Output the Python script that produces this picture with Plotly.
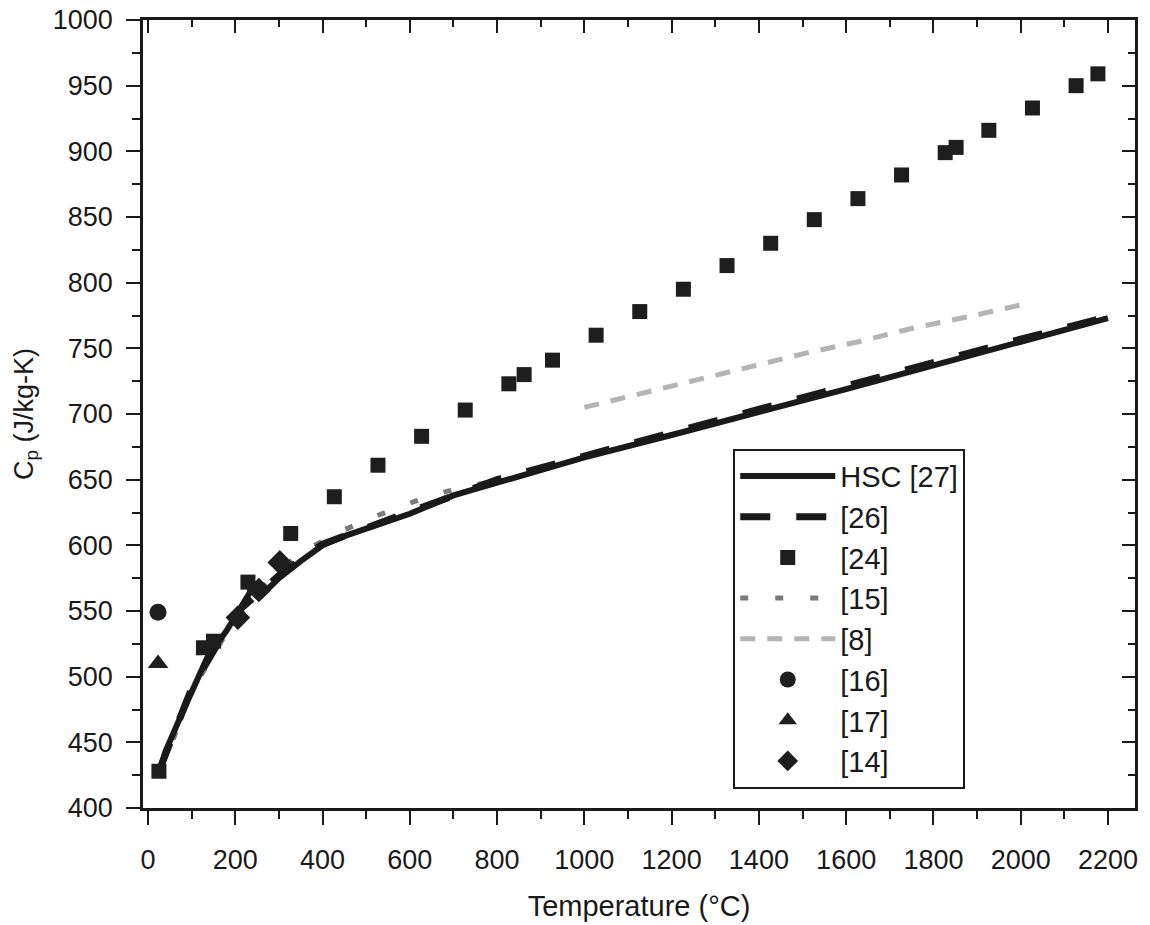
import plotly.graph_objects as go

# ---------------- data ----------------
hsc_T = [25, 40, 75, 100, 135, 180, 210, 235, 260, 300, 350, 400, 450, 500, 600, 700, 800,
         900, 1000, 1200, 1400, 1600, 1800, 2000, 2200]
hsc_cp = [427, 443, 470, 489, 514, 535, 551, 565, 562, 575, 588, 600, 607, 613, 624, 638, 648,
          657, 667, 684, 701, 719, 737, 755, 773]

ref26_T = [25, 100, 200, 300, 400, 600, 800, 1000, 1200, 1400, 1600, 1800, 2000, 2200]
ref26_cp = [428, 491, 548, 577, 601, 626, 650, 668, 686, 703, 721, 739, 757, 774]

ref24_T = [25, 127, 150, 229, 327, 427, 527, 627, 727, 827, 862, 927, 1027, 1127, 1227,
           1327, 1427, 1527, 1627, 1727, 1827, 1852, 1927, 2027, 2127, 2177]
ref24_cp = [428, 522, 527, 572, 609, 637, 661, 683, 703, 723, 730, 741, 760, 778, 795,
            813, 830, 848, 864, 882, 899, 903, 916, 933, 950, 959]

ref15_T = [25, 40, 70, 100, 150, 190, 270, 345, 425, 505, 590, 670, 750, 790]
ref15_cp = [428, 437, 463, 490, 516, 540, 571, 593, 608, 620, 631, 640, 646, 649]

ref8_T = [1000, 1135, 1257, 1387, 1510, 1628, 1754, 1879, 2000]
ref8_cp = [705, 716, 726, 737, 746.5, 755, 765.5, 774, 783]

ref16_T = [23]
ref16_cp = [549]

ref17_T = [23]
ref17_cp = [510]

ref14_T = [206, 254, 302]
ref14_cp = [545, 566, 587]

x_ticks = [0, 200, 400, 600, 800, 1000, 1200, 1400, 1600, 1800, 2000, 2200]
y_ticks = [400, 450, 500, 550, 600, 650, 700, 750, 800, 850, 900, 950, 1000]

# ---------------- figure ----------------
FONT = "Liberation Sans, Arial, sans-serif"
INK = "#1a1a1a"
fig = go.Figure()

fig.add_trace(go.Scatter(x=ref15_T, y=ref15_cp, mode="lines", name="[15]",
                         line=dict(color="#7a7a7a", width=5, dash="8px,27px")))
fig.add_trace(go.Scatter(x=ref26_T, y=ref26_cp, mode="lines", name="[26]",
                         line=dict(color=INK, width=7, dash="30px,26px")))
fig.add_trace(go.Scatter(x=hsc_T, y=hsc_cp, mode="lines", name="HSC [27]",
                         line=dict(color=INK, width=6)))
fig.add_trace(go.Scatter(x=ref8_T, y=ref8_cp, mode="lines", name="[8]",
                         line=dict(color="#b4b4b4", width=5, dash="15px,12px")))
fig.add_trace(go.Scatter(x=ref24_T, y=ref24_cp, mode="markers", name="[24]",
                         marker=dict(symbol="square", size=15, color="#1e1e1e",
                                     line=dict(width=0))))
fig.add_trace(go.Scatter(x=ref16_T, y=ref16_cp, mode="markers", name="[16]",
                         marker=dict(symbol="circle", size=17, color="#1e1e1e",
                                     line=dict(width=0))))
fig.add_trace(go.Scatter(x=ref17_T, y=ref17_cp, mode="markers", name="[17]",
                         marker=dict(symbol="triangle-up", size=18, color="#1e1e1e",
                                     line=dict(width=0))))
fig.add_trace(go.Scatter(x=ref14_T, y=ref14_cp, mode="markers", name="[14]",
                         marker=dict(symbol="diamond", size=19, color="#1e1e1e",
                                     line=dict(width=0))))

# legend order as in reference
order = {"HSC [27]": 1, "[26]": 2, "[24]": 3, "[15]": 4, "[8]": 5, "[16]": 6, "[17]": 7, "[14]": 8}
for tr in fig.data:
    tr.legendrank = order[tr.name]

xr = [-11.5, 2262]
yr = [400, 1000]

fig.update_layout(
    width=1150, height=925,
    margin=dict(l=143, r=15, t=20, b=117, autoexpand=False),
    paper_bgcolor="white", plot_bgcolor="white",
    font=dict(family=FONT, size=27, color=INK),
    showlegend=True,
    legend=dict(x=0.595, y=0.456, xanchor="left", yanchor="top",
                bgcolor="white", bordercolor=INK, borderwidth=2,
                font=dict(size=29, family=FONT), itemwidth=95,
                traceorder="normal"),
    xaxis=dict(range=xr, tickvals=x_ticks, showgrid=False, zeroline=False, automargin=False,
               showline=True, linecolor=INK, linewidth=2.5,
               ticks="outside", ticklen=14, tickwidth=2, tickcolor=INK,
               minor=dict(dtick=100, tick0=0, ticks="outside", ticklen=8, tickwidth=2,
                          tickcolor=INK, showgrid=False),
               ticklabelstandoff=12,
               tickfont=dict(size=27),
               title=dict(text="Temperature (°C)", font=dict(size=29), standoff=22)),
    yaxis=dict(range=yr, tickvals=y_ticks, showgrid=False, zeroline=False, automargin=False,
               showline=True, linecolor=INK, linewidth=2.5,
               ticks="outside", ticklen=14, tickwidth=2, tickcolor=INK,
               minor=dict(dtick=25, tick0=400, ticks="outside", ticklen=8, tickwidth=2,
                          tickcolor=INK, showgrid=False),
               ticklabelstandoff=8,
               tickfont=dict(size=27),
               title=dict(text="C<sub>p</sub> (J/kg-K)", font=dict(size=27), standoff=12)),
    xaxis2=dict(range=xr, overlaying="x", side="top", tickvals=x_ticks, showgrid=False,
                zeroline=False, showline=True, linecolor=INK, linewidth=2.5, automargin=False,
                ticks="inside", ticklen=13, tickwidth=2, tickcolor=INK,
                showticklabels=False,
                minor=dict(dtick=100, tick0=0, ticks="inside", ticklen=7, tickwidth=2,
                           tickcolor=INK, showgrid=False)),
    yaxis2=dict(range=yr, overlaying="y", side="right", tickvals=y_ticks, showgrid=False,
                zeroline=False, showline=True, linecolor=INK, linewidth=2.5, automargin=False,
                ticks="inside", ticklen=13, tickwidth=2, tickcolor=INK,
                showticklabels=False,
                minor=dict(dtick=25, tick0=400, ticks="inside", ticklen=7, tickwidth=2,
                           tickcolor=INK, showgrid=False)),
)

# invisible helper trace so the mirrored (top/right) axes are rendered
fig.add_trace(go.Scatter(x=[xr[0]], y=[yr[0]], xaxis="x2", yaxis="y2", mode="markers",
                         marker=dict(opacity=0), showlegend=False, hoverinfo="skip"))

fig.write_html("out.html")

********************

Please extract exactly the lines of the data, from the first through the line containing "fig = go.Figure()", and add no pictures to the copy.

Output the Python script that produces this picture with Plotly.
import plotly.graph_objects as go

# ---------------- data ----------------
hsc_T = [25, 40, 75, 100, 135, 180, 210, 235, 260, 300, 350, 400, 450, 500, 600, 700, 800,
         900, 1000, 1200, 1400, 1600, 1800, 2000, 2200]
hsc_cp = [427, 443, 470, 489, 514, 535, 551, 565, 562, 575, 588, 600, 607, 613, 624, 638, 648,
          657, 667, 684, 701, 719, 737, 755, 773]

ref26_T = [25, 100, 200, 300, 400, 600, 800, 1000, 1200, 1400, 1600, 1800, 2000, 2200]
ref26_cp = [428, 491, 548, 577, 601, 626, 650, 668, 686, 703, 721, 739, 757, 774]

ref24_T = [25, 127, 150, 229, 327, 427, 527, 627, 727, 827, 862, 927, 1027, 1127, 1227,
           1327, 1427, 1527, 1627, 1727, 1827, 1852, 1927, 2027, 2127, 2177]
ref24_cp = [428, 522, 527, 572, 609, 637, 661, 683, 703, 723, 730, 741, 760, 778, 795,
            813, 830, 848, 864, 882, 899, 903, 916, 933, 950, 959]

ref15_T = [25, 40, 70, 100, 150, 190, 270, 345, 425, 505, 590, 670, 750, 790]
ref15_cp = [428, 437, 463, 490, 516, 540, 571, 593, 608, 620, 631, 640, 646, 649]

ref8_T = [1000, 1135, 1257, 1387, 1510, 1628, 1754, 1879, 2000]
ref8_cp = [705, 716, 726, 737, 746.5, 755, 765.5, 774, 783]

ref16_T = [23]
ref16_cp = [549]

ref17_T = [23]
ref17_cp = [510]

ref14_T = [206, 254, 302]
ref14_cp = [545, 566, 587]

x_ticks = [0, 200, 400, 600, 800, 1000, 1200, 1400, 1600, 1800, 2000, 2200]
y_ticks = [400, 450, 500, 550, 600, 650, 700, 750, 800, 850, 900, 950, 1000]

# ---------------- figure ----------------
FONT = "Liberation Sans, Arial, sans-serif"
INK = "#1a1a1a"
fig = go.Figure()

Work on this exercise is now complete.